Pokémon cards have crushed traditional investments over long stretches. Since 2004, top Pokémon cards delivered about 3,821 percent returns, way ahead of the S&P 500 stock index.[3] That means if you put money into blue-chip Pokémon cards back then, like first edition Base Set or trophy cards, your investment would have grown massively. Commodity ETFs, by comparison, often return 5 to 10 percent a year on average, depending on the commodities. They shine in tough economic times when safe assets like gold rise, but they rarely explode like collectibles can.

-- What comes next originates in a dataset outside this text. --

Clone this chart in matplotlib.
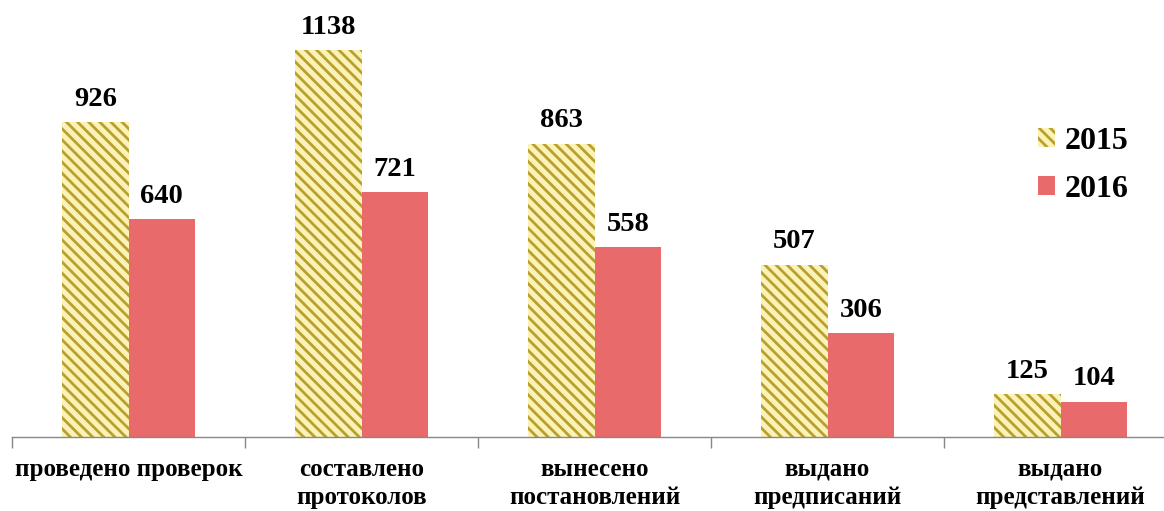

The trading card world is booming, hitting around 7.5 billion dollars globally in 2025, with steady 7 to 8 percent yearly growth expected.[3] Pokémon leads this pack, with global sales topping 2.2 billion dollars in 2024 and production ramping up to 10.2 billion cards in 2025 to keep prices from spiking too high.[1] This flood of new cards has brought elite trainer boxes back to regular store prices and cut scalper markups by 15 to 20 percent on reprints from sets like Phantasmal Flames.[1] It makes entry easier, but it also means new hot cards like Pikachu ex drop 10 to 15 percent after hype fades, from 450 dollars to 331 dollars raw.[1]

Real investors are cashing in big right now. One collector shared their 2025 portfolio results: 72 percent gains overall, even in a so-called overpriced market.[2] Their top wins came from Celebrations booster packs and Obsidian Flames booster boxes, proving you do not need the newest sets to win. They skipped fresh releases like Mega Evolution and waited for them to cool off.[2] Nostalgia plays are hot too, with cards like Victini from White Flare up 40 percent year over year at 423 dollars raw, and the 30th anniversary in 2026 set to boost them another 25 percent.[1] Modern standouts like Lillie’s Clefairy ex from Journey Together jumped 45 percent since March.[1]

Why might Pokémon beat commodity ETFs? Cards tied to icons like Pikachu or Charizard have low risk of going to zero because their value comes from fan love and rarity, not player stats or oil prices.[3] Sports cards crash on injuries, but Pokémon blue-chips stay stable for long-term holds.[3] Sure, the market dips with reprints or lulls, like some ETBs sliding from 333 dollars or UPCs leveling at 816 dollars.[4] One opening of a 2025 Collector Chest even showed a loss, but that is short-term noise.[5] Top singles from 2025, like Mega Gardevoir ex from Mega Evolution, still command premium prices as the year’s most expensive.[6]

Commodity ETFs offer easy trading and no storage hassle, but Pokémon rewards those who buy sealed products or graded icons and hold for years. Pick resilient sets, avoid FOMO on day-one hype, and focus on preservation. The market’s volatility is real, but so is the upside for smart plays.